If we write $u(x,t) = g(x,t)v(x,t)$, then your equation becomes
\begin{equation}
g_t(x,t)v(x,t) + g(x,t)v_t(x,t) = D\left(g_{xx}(x,t)v(x,t) + 2 g_x(x,t)v_x(x,t) + g(x,t)v_{xx}(x,t)\right) + \alpha g(x,t)v(x,t)
\end{equation}
And we want to find $g(x,t)$ such that the equation is simplified. In particular, if we want to recover the heat equation, we can do it by setting $g(x,t) = g(t)$ and then noting that we can make the extraneous terms go away if $g_t(t) = \alpha g(t)$, which has solution $g(t) = \exp(\alpha t)$, so that $v_t(x,t) = Dv_{xx}(x,t)$.

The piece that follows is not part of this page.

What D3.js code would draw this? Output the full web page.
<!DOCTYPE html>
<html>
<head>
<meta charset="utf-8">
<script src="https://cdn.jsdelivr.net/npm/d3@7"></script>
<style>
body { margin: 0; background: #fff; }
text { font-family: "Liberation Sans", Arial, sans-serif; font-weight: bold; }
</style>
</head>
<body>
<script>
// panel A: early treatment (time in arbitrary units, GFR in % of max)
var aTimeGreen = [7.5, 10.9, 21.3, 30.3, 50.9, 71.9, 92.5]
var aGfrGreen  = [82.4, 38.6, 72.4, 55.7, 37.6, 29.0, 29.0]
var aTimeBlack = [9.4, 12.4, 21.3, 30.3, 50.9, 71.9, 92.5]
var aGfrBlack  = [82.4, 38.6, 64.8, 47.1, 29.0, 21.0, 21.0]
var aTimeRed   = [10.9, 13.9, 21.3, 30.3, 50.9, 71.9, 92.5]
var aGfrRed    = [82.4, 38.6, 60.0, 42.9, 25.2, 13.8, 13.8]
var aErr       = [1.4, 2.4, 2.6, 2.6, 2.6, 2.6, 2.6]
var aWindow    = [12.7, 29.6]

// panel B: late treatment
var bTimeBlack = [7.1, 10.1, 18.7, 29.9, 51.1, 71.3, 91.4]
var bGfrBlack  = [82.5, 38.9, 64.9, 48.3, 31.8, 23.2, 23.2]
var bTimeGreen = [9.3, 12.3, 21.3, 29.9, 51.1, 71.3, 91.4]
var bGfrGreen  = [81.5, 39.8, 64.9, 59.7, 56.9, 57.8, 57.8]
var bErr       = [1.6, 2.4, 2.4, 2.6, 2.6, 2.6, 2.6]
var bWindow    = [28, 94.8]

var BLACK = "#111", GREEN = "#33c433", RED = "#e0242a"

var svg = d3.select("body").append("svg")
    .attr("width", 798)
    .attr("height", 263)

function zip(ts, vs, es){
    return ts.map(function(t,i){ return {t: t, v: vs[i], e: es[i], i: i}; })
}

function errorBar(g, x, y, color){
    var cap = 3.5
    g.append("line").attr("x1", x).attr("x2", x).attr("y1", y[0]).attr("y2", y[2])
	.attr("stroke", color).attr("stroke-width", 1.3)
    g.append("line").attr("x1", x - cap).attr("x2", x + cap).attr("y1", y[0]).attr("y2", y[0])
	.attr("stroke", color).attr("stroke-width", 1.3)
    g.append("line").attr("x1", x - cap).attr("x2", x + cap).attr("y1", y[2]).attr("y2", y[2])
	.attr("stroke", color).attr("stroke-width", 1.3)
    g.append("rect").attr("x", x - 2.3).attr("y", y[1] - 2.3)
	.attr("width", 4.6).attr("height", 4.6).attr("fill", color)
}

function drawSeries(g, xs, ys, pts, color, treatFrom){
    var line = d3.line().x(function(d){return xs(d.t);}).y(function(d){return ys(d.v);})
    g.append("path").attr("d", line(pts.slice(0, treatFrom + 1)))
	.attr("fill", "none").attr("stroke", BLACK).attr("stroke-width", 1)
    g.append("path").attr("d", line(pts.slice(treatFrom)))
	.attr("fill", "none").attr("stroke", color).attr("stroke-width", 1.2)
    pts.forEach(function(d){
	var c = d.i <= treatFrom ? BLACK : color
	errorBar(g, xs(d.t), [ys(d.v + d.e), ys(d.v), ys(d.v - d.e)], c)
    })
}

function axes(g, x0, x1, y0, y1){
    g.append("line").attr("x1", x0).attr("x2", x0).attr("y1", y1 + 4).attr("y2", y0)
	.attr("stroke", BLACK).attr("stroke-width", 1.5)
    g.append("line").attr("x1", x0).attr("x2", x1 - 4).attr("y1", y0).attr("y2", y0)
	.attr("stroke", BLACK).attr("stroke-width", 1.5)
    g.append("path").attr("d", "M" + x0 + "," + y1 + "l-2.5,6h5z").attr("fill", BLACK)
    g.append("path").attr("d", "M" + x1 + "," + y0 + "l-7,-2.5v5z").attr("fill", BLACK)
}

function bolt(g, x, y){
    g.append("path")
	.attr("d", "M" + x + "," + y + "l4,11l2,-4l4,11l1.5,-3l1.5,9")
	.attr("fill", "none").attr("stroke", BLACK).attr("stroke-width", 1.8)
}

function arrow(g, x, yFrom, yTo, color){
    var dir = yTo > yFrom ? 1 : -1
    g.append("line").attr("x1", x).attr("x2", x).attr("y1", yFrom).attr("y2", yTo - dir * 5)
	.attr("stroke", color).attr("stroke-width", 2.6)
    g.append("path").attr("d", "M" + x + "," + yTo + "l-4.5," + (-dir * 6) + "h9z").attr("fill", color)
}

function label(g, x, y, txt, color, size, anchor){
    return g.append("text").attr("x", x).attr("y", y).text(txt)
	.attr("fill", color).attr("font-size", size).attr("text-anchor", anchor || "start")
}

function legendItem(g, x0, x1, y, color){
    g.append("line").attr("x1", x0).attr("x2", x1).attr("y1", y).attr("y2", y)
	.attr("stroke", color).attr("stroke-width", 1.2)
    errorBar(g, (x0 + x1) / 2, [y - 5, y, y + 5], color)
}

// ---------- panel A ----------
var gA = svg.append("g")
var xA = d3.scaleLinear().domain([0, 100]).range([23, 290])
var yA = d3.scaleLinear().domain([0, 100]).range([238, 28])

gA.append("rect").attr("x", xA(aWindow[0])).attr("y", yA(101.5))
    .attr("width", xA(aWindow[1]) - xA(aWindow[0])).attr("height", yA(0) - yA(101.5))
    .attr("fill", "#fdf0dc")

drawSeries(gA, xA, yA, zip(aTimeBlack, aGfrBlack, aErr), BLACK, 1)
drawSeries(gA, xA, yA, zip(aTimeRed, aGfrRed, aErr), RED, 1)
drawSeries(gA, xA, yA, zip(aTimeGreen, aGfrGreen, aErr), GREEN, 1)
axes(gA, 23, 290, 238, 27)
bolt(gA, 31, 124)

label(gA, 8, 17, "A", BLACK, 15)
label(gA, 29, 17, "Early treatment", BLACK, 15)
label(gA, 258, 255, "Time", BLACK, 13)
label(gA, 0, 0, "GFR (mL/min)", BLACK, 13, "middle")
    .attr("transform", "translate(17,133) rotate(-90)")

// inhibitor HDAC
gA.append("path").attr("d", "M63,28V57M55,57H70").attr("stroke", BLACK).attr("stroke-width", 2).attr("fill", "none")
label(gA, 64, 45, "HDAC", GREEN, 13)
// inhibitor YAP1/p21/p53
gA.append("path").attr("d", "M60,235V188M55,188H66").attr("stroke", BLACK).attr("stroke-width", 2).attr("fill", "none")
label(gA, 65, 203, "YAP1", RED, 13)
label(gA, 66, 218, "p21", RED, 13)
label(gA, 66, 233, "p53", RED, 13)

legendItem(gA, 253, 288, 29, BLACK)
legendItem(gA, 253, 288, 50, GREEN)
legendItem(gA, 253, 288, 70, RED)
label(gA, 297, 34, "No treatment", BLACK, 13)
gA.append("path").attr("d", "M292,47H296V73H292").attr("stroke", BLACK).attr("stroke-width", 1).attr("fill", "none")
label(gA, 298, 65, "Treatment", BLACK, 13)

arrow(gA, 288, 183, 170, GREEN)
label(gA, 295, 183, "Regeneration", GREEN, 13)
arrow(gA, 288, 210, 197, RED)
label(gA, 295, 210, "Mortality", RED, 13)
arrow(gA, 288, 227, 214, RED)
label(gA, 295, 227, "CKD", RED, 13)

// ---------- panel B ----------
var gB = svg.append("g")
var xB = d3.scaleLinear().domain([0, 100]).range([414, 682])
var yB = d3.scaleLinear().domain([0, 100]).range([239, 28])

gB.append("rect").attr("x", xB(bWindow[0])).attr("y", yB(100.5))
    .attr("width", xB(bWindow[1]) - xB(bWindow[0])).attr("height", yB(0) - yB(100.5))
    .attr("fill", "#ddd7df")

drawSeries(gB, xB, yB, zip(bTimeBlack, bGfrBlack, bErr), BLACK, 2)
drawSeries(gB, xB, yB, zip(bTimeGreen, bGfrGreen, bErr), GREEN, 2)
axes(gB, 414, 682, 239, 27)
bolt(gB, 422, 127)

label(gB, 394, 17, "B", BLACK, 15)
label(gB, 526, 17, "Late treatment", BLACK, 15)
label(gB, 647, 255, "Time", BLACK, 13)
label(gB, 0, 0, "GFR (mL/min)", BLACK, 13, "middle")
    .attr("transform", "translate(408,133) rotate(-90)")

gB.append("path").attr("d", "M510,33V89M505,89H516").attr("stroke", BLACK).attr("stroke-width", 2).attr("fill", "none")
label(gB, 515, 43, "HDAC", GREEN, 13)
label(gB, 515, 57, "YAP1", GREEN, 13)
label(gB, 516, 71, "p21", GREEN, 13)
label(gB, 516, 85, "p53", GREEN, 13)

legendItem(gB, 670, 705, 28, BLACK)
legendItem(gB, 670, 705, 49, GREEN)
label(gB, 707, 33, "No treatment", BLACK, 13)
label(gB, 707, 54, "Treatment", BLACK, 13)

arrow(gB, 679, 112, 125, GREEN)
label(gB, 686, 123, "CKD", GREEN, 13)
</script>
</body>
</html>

You might need to be a bit careful with your boundary conditions, as now we want them to apply to $v(x,t) = \exp(-\alpha t)u(x,t)$, however in this case we have that $v(x,0) = 1*u(x,0) = x(1-x)$ and $v(0,t) = \exp(-\alpha t)u(0,t) = 0$, $v_x(1,t) = \exp(-\alpha t)u_x(1,t) = 0$ so everything is as nice as can be. In general, though, the boundary conditions will need to be transformed as well.